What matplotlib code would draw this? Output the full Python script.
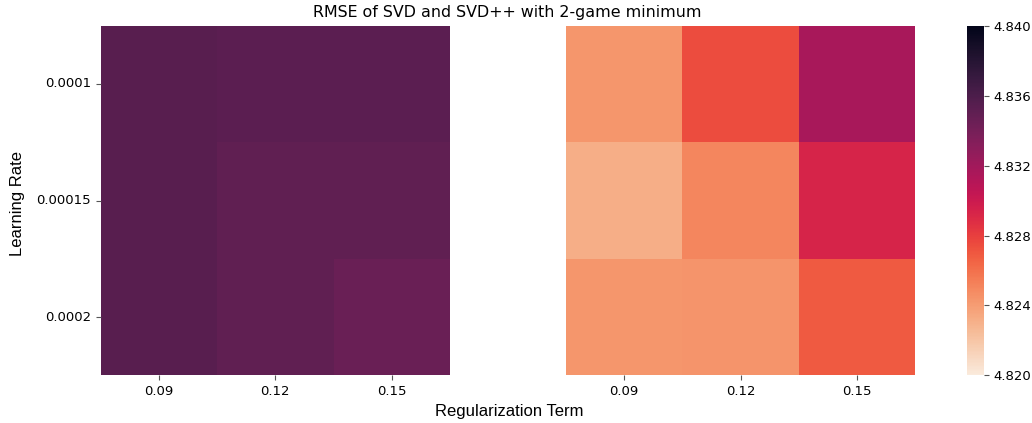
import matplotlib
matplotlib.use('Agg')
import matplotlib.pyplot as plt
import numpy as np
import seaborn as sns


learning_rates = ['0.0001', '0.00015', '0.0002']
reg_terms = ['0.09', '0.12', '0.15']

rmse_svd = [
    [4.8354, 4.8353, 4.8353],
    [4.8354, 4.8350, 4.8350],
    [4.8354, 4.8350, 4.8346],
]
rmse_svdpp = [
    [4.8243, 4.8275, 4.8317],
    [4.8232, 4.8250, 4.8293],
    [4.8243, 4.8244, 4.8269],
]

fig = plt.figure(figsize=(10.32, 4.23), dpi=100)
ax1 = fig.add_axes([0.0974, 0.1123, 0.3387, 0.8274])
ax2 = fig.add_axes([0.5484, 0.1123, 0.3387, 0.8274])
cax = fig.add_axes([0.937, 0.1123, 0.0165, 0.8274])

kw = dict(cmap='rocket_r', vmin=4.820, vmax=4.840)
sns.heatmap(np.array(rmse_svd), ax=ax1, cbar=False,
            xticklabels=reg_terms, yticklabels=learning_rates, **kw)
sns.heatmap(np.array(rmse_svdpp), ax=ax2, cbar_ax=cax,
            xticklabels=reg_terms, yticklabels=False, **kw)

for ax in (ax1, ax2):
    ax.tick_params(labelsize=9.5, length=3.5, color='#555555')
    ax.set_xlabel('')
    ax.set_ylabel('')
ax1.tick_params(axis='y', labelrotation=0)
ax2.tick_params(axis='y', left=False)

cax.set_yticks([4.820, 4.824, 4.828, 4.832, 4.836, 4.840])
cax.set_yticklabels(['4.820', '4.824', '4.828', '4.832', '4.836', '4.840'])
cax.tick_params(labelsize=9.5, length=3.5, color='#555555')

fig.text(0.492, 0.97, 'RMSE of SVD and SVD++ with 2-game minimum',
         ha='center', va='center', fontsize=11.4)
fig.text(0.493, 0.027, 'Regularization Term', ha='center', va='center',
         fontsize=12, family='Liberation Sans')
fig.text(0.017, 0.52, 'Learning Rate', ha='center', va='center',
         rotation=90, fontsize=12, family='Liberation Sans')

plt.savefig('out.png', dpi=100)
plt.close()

________

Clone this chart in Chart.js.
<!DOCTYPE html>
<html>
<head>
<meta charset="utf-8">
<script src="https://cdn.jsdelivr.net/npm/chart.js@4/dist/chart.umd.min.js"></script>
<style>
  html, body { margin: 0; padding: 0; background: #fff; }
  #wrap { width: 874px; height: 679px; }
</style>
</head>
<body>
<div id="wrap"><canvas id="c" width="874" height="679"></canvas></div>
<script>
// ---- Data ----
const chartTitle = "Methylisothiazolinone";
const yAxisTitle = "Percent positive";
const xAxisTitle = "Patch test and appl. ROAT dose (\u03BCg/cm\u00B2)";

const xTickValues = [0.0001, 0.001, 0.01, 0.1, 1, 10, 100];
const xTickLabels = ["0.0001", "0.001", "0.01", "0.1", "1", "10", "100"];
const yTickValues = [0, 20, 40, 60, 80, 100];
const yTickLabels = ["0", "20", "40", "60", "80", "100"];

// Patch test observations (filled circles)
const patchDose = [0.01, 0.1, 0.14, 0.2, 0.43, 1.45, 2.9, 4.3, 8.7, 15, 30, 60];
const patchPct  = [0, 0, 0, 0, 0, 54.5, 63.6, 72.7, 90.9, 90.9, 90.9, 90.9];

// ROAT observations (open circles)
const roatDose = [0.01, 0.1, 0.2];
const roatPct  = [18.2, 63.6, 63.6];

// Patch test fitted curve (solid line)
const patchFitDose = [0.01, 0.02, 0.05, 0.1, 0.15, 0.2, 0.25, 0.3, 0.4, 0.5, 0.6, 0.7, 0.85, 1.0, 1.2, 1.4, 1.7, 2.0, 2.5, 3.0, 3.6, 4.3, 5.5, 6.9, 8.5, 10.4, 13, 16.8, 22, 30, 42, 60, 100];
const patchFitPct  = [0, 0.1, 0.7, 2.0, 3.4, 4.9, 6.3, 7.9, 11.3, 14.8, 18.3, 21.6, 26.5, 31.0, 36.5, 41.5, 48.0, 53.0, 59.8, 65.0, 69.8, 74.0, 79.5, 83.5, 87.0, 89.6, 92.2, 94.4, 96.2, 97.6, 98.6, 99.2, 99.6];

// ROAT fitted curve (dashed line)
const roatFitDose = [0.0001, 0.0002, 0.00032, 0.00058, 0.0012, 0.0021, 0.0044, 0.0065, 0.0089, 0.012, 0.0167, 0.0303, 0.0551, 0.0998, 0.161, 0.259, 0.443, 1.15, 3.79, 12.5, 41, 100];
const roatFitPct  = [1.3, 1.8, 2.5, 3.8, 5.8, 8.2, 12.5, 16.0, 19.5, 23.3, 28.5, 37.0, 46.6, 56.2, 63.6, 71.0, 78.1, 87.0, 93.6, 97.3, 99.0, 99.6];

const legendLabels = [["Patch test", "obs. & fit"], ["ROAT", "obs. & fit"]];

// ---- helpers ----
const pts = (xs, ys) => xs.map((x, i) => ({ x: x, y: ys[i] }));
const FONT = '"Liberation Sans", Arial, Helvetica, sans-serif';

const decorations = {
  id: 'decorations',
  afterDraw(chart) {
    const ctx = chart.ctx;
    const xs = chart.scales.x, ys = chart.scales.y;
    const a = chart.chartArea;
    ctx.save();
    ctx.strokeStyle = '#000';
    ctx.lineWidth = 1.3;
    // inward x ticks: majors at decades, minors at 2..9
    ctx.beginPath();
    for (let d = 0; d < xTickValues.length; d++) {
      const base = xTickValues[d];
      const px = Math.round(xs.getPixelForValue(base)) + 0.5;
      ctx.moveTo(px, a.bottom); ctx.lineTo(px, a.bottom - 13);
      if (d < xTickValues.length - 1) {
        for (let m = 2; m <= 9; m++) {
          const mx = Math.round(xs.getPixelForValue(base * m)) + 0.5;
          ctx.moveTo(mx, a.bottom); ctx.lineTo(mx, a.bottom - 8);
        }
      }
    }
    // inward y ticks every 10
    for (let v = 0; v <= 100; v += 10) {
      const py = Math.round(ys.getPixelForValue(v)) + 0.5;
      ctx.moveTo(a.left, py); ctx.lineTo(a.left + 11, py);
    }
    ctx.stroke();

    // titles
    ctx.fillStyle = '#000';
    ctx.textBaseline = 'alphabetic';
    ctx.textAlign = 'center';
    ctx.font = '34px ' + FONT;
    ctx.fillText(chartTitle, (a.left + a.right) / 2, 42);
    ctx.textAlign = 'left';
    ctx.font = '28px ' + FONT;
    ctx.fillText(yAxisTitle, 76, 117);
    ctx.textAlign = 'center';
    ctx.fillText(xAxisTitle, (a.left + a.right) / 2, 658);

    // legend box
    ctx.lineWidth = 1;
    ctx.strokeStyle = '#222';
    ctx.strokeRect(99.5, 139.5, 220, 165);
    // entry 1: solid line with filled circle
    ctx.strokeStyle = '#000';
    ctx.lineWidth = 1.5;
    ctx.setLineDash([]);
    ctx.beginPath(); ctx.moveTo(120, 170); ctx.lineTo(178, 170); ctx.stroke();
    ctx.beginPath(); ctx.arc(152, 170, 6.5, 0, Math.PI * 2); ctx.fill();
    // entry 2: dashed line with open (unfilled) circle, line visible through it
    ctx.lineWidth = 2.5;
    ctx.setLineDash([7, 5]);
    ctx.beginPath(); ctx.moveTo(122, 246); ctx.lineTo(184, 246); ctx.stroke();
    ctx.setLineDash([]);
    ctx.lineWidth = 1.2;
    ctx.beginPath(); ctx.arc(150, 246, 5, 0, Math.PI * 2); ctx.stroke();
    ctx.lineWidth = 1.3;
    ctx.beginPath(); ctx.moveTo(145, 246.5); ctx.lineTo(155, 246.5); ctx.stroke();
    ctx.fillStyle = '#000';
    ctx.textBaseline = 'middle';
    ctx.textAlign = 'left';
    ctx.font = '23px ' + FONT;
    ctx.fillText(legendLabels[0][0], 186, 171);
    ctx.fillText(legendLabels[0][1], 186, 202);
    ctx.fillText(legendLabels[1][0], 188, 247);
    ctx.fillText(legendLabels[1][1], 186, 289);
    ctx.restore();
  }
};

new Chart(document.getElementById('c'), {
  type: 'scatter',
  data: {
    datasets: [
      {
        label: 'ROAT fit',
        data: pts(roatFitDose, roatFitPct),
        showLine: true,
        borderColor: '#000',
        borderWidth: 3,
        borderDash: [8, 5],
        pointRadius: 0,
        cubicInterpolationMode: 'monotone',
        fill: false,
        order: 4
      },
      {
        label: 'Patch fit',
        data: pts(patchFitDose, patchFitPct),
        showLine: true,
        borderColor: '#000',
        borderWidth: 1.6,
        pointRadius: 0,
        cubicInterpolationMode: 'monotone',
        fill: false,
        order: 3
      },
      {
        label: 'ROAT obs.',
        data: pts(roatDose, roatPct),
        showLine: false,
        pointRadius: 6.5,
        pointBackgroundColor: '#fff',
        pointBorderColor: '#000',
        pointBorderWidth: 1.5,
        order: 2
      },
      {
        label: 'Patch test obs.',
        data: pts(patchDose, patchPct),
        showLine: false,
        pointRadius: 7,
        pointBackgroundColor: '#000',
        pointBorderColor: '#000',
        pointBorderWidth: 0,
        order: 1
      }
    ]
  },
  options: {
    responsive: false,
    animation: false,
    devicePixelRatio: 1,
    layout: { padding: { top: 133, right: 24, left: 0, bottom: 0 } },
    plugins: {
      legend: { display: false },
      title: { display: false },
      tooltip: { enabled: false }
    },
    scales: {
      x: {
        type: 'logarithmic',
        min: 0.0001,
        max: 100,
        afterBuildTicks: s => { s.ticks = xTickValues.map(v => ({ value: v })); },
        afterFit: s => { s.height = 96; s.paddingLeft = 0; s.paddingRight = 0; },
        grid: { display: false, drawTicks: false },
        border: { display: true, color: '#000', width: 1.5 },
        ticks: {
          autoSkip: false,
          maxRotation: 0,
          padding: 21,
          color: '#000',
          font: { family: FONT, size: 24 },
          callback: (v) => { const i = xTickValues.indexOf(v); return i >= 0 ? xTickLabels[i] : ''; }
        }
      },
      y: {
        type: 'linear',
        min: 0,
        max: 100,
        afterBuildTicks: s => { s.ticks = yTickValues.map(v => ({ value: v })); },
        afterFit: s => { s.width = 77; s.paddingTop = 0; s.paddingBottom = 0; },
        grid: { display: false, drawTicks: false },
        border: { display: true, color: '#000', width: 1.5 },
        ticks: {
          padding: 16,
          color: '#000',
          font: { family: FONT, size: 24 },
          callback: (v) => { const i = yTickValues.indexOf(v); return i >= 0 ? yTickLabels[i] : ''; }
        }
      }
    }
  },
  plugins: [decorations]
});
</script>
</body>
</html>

________

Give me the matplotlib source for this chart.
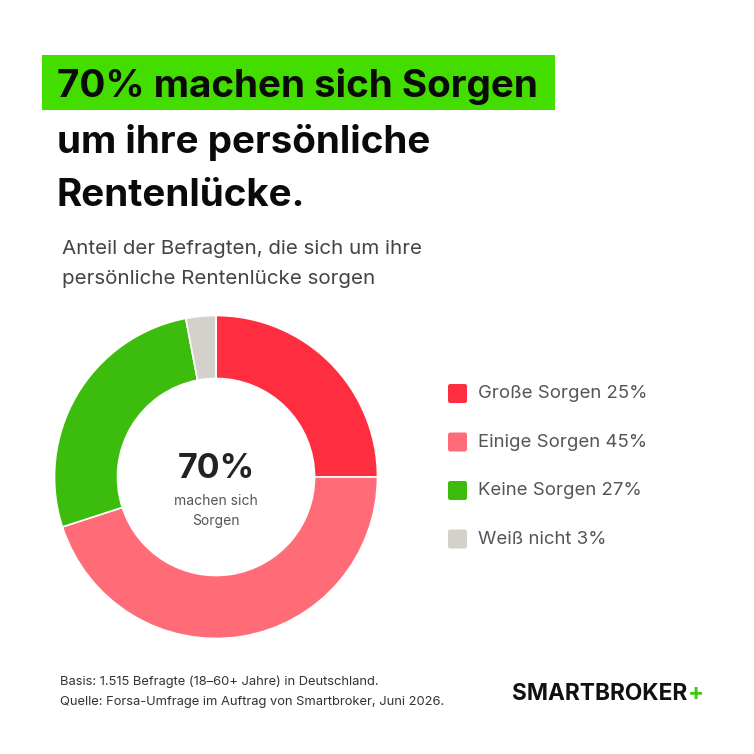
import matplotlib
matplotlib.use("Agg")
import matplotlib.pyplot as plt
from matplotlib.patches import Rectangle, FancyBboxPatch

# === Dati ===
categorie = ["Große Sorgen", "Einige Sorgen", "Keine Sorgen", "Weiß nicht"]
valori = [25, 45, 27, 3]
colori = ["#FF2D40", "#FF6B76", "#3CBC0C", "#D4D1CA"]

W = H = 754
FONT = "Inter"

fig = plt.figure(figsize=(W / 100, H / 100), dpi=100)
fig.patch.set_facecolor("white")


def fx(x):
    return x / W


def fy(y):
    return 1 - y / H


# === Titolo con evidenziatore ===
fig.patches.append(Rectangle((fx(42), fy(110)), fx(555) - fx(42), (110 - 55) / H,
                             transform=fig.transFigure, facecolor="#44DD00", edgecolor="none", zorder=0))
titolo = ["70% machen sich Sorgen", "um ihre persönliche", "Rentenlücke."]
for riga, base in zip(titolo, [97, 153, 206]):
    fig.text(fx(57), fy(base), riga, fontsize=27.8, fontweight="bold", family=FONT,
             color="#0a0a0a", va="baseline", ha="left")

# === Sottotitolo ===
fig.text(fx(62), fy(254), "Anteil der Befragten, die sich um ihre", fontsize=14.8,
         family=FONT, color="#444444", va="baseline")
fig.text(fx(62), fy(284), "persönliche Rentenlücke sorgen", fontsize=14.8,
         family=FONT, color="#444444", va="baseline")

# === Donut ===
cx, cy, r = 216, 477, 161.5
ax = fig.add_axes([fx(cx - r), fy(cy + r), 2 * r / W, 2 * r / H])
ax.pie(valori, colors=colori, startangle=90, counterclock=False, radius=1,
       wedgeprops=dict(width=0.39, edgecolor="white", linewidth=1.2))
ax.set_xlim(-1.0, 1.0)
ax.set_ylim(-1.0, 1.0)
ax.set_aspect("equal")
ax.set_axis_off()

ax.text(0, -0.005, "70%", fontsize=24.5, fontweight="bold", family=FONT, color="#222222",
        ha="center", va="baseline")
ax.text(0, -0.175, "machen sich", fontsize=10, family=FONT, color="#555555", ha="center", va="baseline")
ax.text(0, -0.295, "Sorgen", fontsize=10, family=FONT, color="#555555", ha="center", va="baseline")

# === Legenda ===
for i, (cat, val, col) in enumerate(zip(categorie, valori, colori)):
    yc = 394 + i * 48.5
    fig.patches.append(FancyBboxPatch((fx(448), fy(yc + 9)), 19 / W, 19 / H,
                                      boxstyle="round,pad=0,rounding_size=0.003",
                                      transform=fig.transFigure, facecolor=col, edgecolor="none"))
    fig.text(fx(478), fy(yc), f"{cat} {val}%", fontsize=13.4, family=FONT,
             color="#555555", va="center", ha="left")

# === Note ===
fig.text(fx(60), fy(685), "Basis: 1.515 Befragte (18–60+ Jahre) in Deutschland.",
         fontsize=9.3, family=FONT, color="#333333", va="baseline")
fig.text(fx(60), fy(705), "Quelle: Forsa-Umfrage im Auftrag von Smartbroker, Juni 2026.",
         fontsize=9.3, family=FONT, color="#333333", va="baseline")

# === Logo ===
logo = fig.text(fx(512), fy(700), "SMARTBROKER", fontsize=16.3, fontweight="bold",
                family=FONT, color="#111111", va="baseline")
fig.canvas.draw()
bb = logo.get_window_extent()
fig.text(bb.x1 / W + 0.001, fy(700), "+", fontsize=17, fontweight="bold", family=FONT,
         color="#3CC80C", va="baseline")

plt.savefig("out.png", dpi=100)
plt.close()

________

Only the lines from the one bearing "Give me the matplotlib source for this chart." to the one bearing "from matplotlib.patches import", both included, should be restated word for word, with pictures left out.

> _SOLUTION TO THIS PROBLEM_
Give me the matplotlib source for this chart.
import matplotlib
matplotlib.use("Agg")
import matplotlib.pyplot as plt
from matplotlib.patches import Rectangle, FancyBboxPatch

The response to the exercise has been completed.